Все-таки она не до конца понимала, как такое возможно, что они уедут вдвоем, то есть это событие совершенно выпадало из привычной картины мира. Однако он сказал, что в России ей пока не стоит появляться, нечего там делать на пепелище, потому что ее жизнь теперь продолжится здесь, и его новая жизнь начнется рядом с ней, вне зоны досягаемости старых привязанностей и связей. Он не говорил, что они когда-нибудь поженятся, а она и не спрашивала, потому что это было не важно. Ей просто нравилось, как он говорит, как поправляет галстук, как пьет кофе и как водит машину. Она почти растворилась в нем, перестала существовать как единица.

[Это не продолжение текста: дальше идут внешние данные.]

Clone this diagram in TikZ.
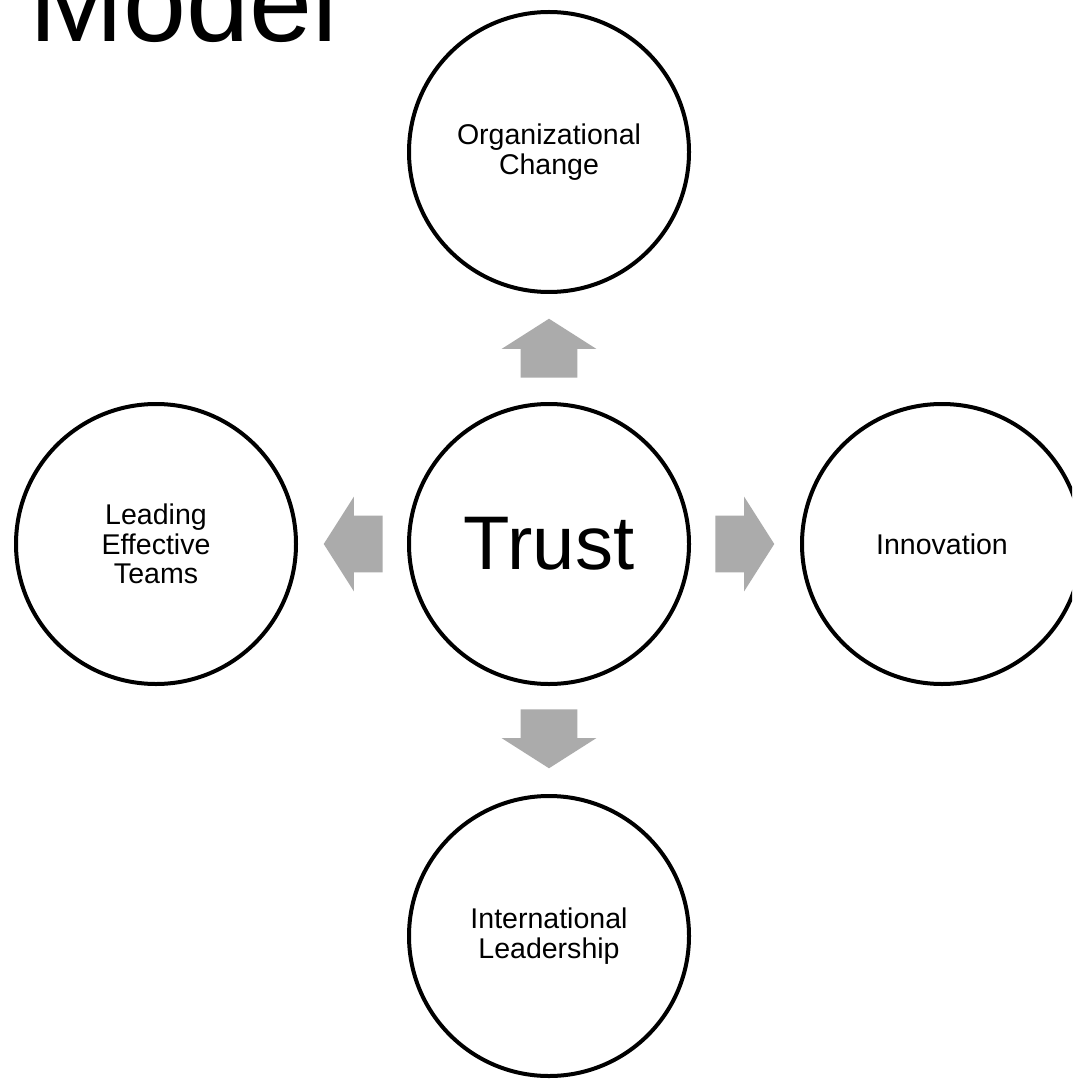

Он велел ей оформить отпуск за свой счет на две недели, пока что на две недели, и она сделала это в головной конторе фонда, написав в заявлении: «по семейным обстоятельствам». И по тому, как дамы из фонда смотрели на нее, старательно делая вид, что ничего не знают, она решила, что они давно в курсе и что долго будут еще обсуждать этот ее кульбит, потому что больше в Финляндии обсуждать нечего.